The new Active Investor Plus visa category is part of the government’s Immigration Rebalance strategy, which aims to attract high-skilled migrants, and aligns with the goal of building a more productive, competitive and sustainable economy. The Active Investor Plus visa uses a weighting system to incentivise investor migrants to directly invest in high-value, high-growth potential New Zealand investment opportunities. Apart from capital, businesses will benefit from the investor’s human capital, global knowledge, and market connections to keep expanding. By having a higher weighting for active investments, potential investors can qualify for the visa with a lower minimum investment amount than those who choose more indirect or passive investments. NZTE is the key point of contact for potential investor migrants and will also be responsible for aftercare services to support investor migrants play an active role in New Zealand’s investment ecosystem. Immigration NZ retains the visa processing and decision-making role.

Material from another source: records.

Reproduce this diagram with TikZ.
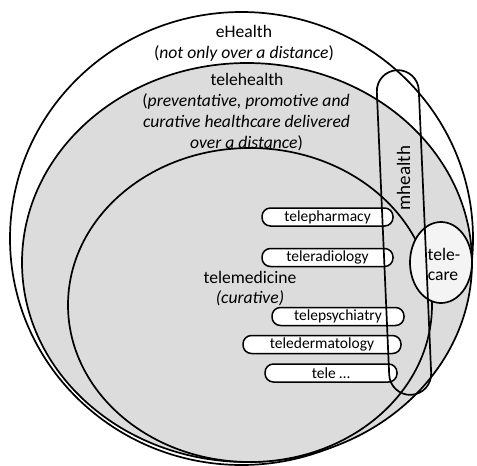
\documentclass[tikz,border=0pt]{standalone}
\usepackage{fontspec}
\setmainfont{Carlito}
\definecolor{shade}{RGB}{220,220,220}
\definecolor{paleshade}{RGB}{244,244,244}
\begin{document}
\begin{tikzpicture}[x=1pt,y=-1pt,
  outline/.style={draw=black,line width=1.7pt},
  maintext/.style={font=\fontsize{17.6}{20}\selectfont, inner sep=0pt, anchor=base},
  pill/.style={draw=black, line width=1.5pt, fill=white, rounded corners=8.5pt,
    minimum height=18pt, inner sep=0pt, font=\fontsize{15.5}{17}\selectfont}]
\useasboundingbox (0,0) rectangle (477,466);
\fill[white] (0,0) rectangle (477,466);
% eHealth
\draw[outline, fill=white] (241.5,238.5) ellipse [x radius=231.5, y radius=226.5];
% telehealth
\draw[outline, fill=shade] (247,262.5) ellipse [x radius=225, y radius=199.5];
% telemedicine
\draw[outline, fill=shade] (250,305) ellipse [x radius=182, y radius=157];
% texts
\node[maintext] (eh) at (244,37) {eHealth};
\node[maintext] (eh2) at (244,58) {(\textit{not only over a distance})};
\node[maintext] (th) at (247,85) {telehealth};
\node[maintext] (th2) at (246,106) {(\textit{preventative, promotive and}};
\node[maintext] (th3) at (246.5,127) {\textit{curative healthcare delivered}};
\node[maintext] (th4) at (246.5,148) {\textit{over a distance})};
\node[maintext] (tm) at (250,283) {telemedicine};
\node[maintext] (tm2) at (250,303) {\textit{(curative)}};
% pills
\node[pill, minimum width=131pt] (p1) at (327.5,217) {telepharmacy};
\node[pill, minimum width=131pt] (p2) at (327.5,257.5) {teleradiology};
\node[pill, minimum width=132pt] (p3) at (338,316.5) {telepsychiatry};
\node[pill, minimum width=158pt] (p4) at (322,344.5) {teledermatology};
\node[pill, minimum width=132pt] (p5) at (331,373) {tele …};
% telecare
\draw[outline, fill=paleshade] (441,262.5) ellipse [x radius=31, y radius=40.5];
\node[maintext] (tc1) at (444,260) {tele-};
\node[maintext] (tc2) at (443,280) {care};
% mhealth
\node[draw=black, line width=1.7pt, rounded corners=21pt, minimum width=42pt,
  minimum height=325pt, rotate=2.5, inner sep=0pt] (mh) at (404,232.5) {};
\node[maintext, anchor=center, rotate=90, font=\fontsize{19}{21}\selectfont] (mht) at (403.5,178) {mhealth};
\end{tikzpicture}
\end{document}
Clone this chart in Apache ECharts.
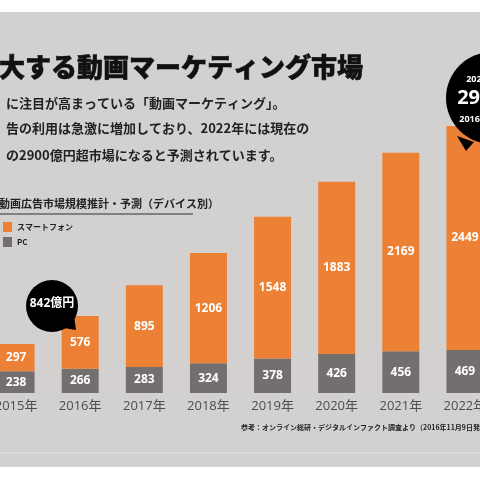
<!DOCTYPE html>
<html>
<head>
<meta charset="utf-8">
<script src="https://cdn.jsdelivr.net/npm/echarts@6/dist/echarts.min.js"></script>
<style>
  html, body { margin: 0; padding: 0; background: #fff; overflow: hidden; }
  #chart { width: 513px; height: 480px; margin-left: -16px; }
</style>
</head>
<body>
<div id="chart"></div>
<script>
// データ（億円）
const years = ['2015年', '2016年', '2017年', '2018年', '2019年', '2020年', '2021年', '2022年'];
const pcValues = [238, 266, 283, 324, 378, 426, 456, 469];
const phoneValues = [297, 576, 895, 1206, 1548, 1883, 2169, 2449];

const ORANGE = '#ec8034';
const GRAY = '#736f6e';
const BG = '#d3d0d0';
const FONT = '"Open Sans", "Noto Sans CJK JP", sans-serif';
const JP = '"Noto Sans CJK JP", sans-serif';
const OX = 16; // 画面左端のずれ

const chart = echarts.init(document.getElementById('chart'));

const barLabel = {
    show: true,
    position: 'inside',
    color: '#fff',
    fontFamily: FONT,
    fontWeight: 'bold',
    fontSize: 12
};

const option = {
    backgroundColor: '#fff',
    animation: false,
    grid: { left: 0, right: 0, top: 27, bottom: 87 },
    legend: {
        orient: 'vertical',
        left: OX - 2,
        top: 217,
        itemWidth: 9,
        itemHeight: 10,
        itemGap: 5,
        icon: 'rect',
        data: ['スマートフォン', 'PC'],
        textStyle: { fontFamily: JP, fontSize: 8, fontWeight: 'bold', color: '#222' }
    },
    xAxis: {
        type: 'category',
        data: years,
        axisLine: { show: false },
        axisTick: { show: false },
        axisLabel: { color: '#4e4e4e', fontFamily: FONT, fontSize: 13, margin: 7 }
    },
    yAxis: { type: 'value', min: 0, max: 4000, show: false },
    series: [
        {
            name: 'PC',
            type: 'bar',
            stack: 'total',
            barWidth: 37,
            itemStyle: { color: GRAY },
            label: barLabel,
            data: pcValues
        },
        {
            name: 'スマートフォン',
            type: 'bar',
            stack: 'total',
            barWidth: 37,
            itemStyle: { color: ORANGE },
            label: barLabel,
            data: phoneValues
        }
    ],
    graphic: [
        // 背景
        { type: 'rect', z: -10, shape: { x: 0, y: 12, width: 513, height: 455 }, style: { fill: BG } },
        { type: 'line', z: -9, shape: { x1: 0, y1: 453, x2: 513, y2: 453 }, style: { stroke: '#e4e2e2', lineWidth: 1 } },
        // タイトル
        { type: 'text', x: OX - 27, y: 67, style: { text: '拡大する動画マーケティング市場', font: '900 26px ' + JP, fill: '#111', textVerticalAlign: 'middle', stroke: '#111', lineWidth: 0.6 } },
        { type: 'text', x: OX + 6, y: 103, style: { text: 'に注目が高まっている「動画マーケティング」。', font: 'bold 13px ' + JP, fill: '#222', textVerticalAlign: 'middle' } },
        { type: 'text', x: OX + 6, y: 128, style: { text: '告の利用は急激に増加しており、2022年には現在の', font: 'bold 13px ' + JP, fill: '#222', textVerticalAlign: 'middle' } },
        { type: 'text', x: OX + 6, y: 155, style: { text: 'の2900億円超市場になると予測されています。', font: 'bold 13px ' + JP, fill: '#222', textVerticalAlign: 'middle' } },
        // サブタイトル
        { type: 'text', x: OX - 1, y: 204, style: { text: '動画広告市場規模推計・予測（デバイス別）', font: 'bold 11px ' + JP, fill: '#222', textVerticalAlign: 'middle' } },
        { type: 'line', shape: { x1: 0, y1: 214, x2: OX + 193, y2: 214 }, style: { stroke: '#666', lineWidth: 1.5 } },
        // 2016 吹き出し
        { type: 'circle', z: 20, shape: { cx: OX + 52, cy: 306, r: 26 }, style: { fill: '#000' } },
        { type: 'polygon', z: 20, shape: { points: [[OX + 64, 328], [OX + 74, 316], [OX + 76, 330]] }, style: { fill: '#000' } },
        { type: 'text', z: 21, x: OX + 52, y: 304, style: { text: '842億円', font: 'bold 12px ' + FONT, fill: '#fff', textAlign: 'center', textVerticalAlign: 'middle' } },
        // 2022 吹き出し
        { type: 'circle', z: 20, shape: { cx: OX + 492, cy: 98, r: 46 }, style: { fill: '#000' } },
        { type: 'polygon', z: 20, shape: { points: [[OX + 457, 136], [OX + 474, 142], [OX + 466, 151]] }, style: { fill: '#000' } },
        { type: 'text', z: 21, x: OX + 490, y: 79, style: { text: '2022年には', font: 'bold 9px ' + FONT, fill: '#fff', textAlign: 'center', textVerticalAlign: 'middle' } },
        {
            type: 'text', z: 21, x: OX + 492, y: 98,
            style: {
                text: '{a|2918}{b|億円}',
                rich: {
                    a: { fontFamily: FONT, fontWeight: 'bold', fontSize: 20, fill: '#fff' },
                    b: { fontFamily: JP, fontWeight: 'bold', fontSize: 12, fill: '#fff' }
                },
                fill: '#fff', textAlign: 'center', textVerticalAlign: 'middle'
            }
        },
        { type: 'text', z: 21, x: OX + 494, y: 119, style: { text: '2016年の約3.5倍', font: 'bold 9px ' + FONT, fill: '#fff', textAlign: 'center', textVerticalAlign: 'middle' } },
        // 出典
        { type: 'text', x: OX + 241, y: 427, style: { text: '参考：オンライン総研・デジタルインファクト調査より（2016年11月9日発表）', font: 'bold 7px ' + JP, fill: '#222', textVerticalAlign: 'middle' } }
    ]
};

chart.setOption(option);
</script>
</body>
</html>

The schedule of trade missions continued this month as part of the Government’s reconnection strategy to support export growth and the return of tourists post COVID-19. The Prime Minister headed directly to Australia from European meetings early in the month to lead a mission including over 30 New Zealand businesses to Melbourne and Sydney. Australia is our second largest trading partner and largest source of visitors, with over 1.55 million visiting in 2019 and contributing over $2.7 billion to the economy. During the mission, the Prime Minister met with tourism leaders and key Australian investors before heading to the Pacific Island Forum in Fiji.
The Forum covered major issues affecting the Pacific region from climate change to China, the US and security, and indigenous rights movements in West Papua and New Caledonia. The Solomons Islands security pact with China continues to be a concern, and US Vice President Kamala Harris was unexpectedly invited to address the Forum where she unveiled a major package of initiatives to boost the US presence in the region, including opening two new embassies – including Kiribati – and NZ $1 billion over the next decade towards fishing and economic support.
Finally, Bede Corry has been announced as New Zealand’s next Ambassador to the United States. Currently New Zealand’s High Commissioner to London, he previously served as Deputy Secretary for Australia, Pacific, Middle East, Africa and Europe Group, as Deputy Secretary in the Ministry of Defence, and as New Zealand’s Ambassador to Thailand.